### INFORMATION SUPPLIED:

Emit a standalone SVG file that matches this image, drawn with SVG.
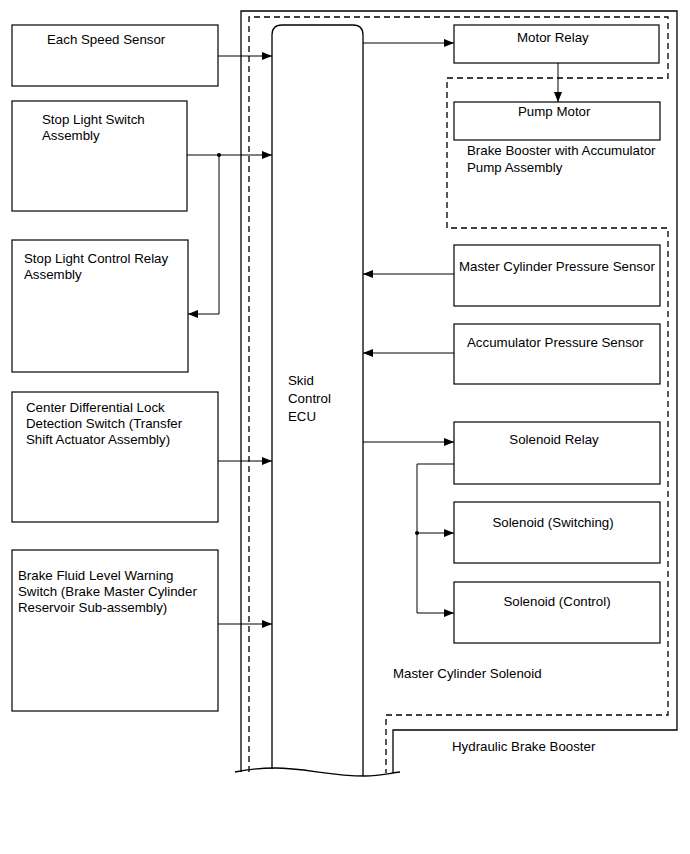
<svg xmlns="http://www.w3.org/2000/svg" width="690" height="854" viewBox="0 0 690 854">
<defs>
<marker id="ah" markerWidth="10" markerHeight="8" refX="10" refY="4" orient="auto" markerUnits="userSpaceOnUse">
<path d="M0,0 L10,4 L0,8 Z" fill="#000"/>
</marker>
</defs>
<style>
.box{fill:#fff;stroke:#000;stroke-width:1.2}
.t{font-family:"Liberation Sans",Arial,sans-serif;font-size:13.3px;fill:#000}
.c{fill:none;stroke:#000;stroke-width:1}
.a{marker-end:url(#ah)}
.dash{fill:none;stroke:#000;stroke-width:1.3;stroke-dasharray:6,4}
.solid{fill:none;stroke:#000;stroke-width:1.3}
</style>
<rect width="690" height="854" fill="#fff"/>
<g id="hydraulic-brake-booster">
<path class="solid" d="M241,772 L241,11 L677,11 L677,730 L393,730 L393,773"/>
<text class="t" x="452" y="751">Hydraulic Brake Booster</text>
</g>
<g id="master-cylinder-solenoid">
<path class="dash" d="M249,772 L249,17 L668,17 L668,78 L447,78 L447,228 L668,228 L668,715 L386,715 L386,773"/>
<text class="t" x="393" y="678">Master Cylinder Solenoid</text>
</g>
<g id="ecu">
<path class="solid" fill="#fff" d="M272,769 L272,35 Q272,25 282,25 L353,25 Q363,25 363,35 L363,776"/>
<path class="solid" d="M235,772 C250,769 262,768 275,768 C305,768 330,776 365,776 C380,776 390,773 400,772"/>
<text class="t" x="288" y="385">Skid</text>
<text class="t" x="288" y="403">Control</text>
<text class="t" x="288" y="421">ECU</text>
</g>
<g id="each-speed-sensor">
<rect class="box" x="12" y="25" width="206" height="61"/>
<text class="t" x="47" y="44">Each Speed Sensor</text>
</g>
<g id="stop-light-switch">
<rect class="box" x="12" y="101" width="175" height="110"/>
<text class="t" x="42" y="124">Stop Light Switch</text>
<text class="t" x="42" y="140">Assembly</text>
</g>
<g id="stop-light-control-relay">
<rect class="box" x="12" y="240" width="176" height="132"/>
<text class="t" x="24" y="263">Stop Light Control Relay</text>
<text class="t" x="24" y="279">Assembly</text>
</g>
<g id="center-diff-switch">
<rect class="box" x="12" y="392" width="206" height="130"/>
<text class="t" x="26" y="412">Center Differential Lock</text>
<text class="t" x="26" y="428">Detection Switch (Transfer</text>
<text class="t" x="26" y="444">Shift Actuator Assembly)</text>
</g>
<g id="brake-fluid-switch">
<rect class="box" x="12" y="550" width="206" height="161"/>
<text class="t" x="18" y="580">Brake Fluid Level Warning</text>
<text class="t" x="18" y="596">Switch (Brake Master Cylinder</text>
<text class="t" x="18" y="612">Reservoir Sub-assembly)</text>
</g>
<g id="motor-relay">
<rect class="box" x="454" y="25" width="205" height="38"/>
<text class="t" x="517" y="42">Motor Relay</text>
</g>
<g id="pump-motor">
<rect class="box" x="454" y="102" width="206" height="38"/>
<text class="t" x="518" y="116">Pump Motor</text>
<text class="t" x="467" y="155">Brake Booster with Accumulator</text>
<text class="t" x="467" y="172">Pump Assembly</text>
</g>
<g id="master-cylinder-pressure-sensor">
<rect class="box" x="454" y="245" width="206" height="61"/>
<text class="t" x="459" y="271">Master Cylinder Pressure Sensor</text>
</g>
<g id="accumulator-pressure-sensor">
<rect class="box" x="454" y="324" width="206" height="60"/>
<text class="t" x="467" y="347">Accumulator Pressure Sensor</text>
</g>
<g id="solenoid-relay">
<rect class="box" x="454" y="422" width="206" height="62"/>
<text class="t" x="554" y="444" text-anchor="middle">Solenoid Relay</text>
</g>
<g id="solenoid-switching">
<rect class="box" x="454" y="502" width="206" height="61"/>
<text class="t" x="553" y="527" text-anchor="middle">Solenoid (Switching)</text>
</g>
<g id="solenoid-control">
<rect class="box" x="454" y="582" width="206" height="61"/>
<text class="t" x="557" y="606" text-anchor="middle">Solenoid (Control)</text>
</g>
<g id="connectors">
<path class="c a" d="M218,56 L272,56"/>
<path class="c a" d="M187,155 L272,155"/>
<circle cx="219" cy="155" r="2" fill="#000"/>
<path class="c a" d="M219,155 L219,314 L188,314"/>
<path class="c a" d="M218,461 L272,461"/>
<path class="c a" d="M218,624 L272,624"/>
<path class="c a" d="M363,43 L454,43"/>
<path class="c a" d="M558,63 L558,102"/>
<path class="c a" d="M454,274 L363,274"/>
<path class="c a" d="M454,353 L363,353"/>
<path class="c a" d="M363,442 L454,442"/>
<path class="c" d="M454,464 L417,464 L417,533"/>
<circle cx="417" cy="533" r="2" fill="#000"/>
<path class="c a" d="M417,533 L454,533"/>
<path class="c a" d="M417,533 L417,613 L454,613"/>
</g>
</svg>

### EXERCISE BRIEF:
Check every line of the listing for the string "with" and report how many lines have it, as a number alone.

### RESULT FOR THIS EXERCISE:
2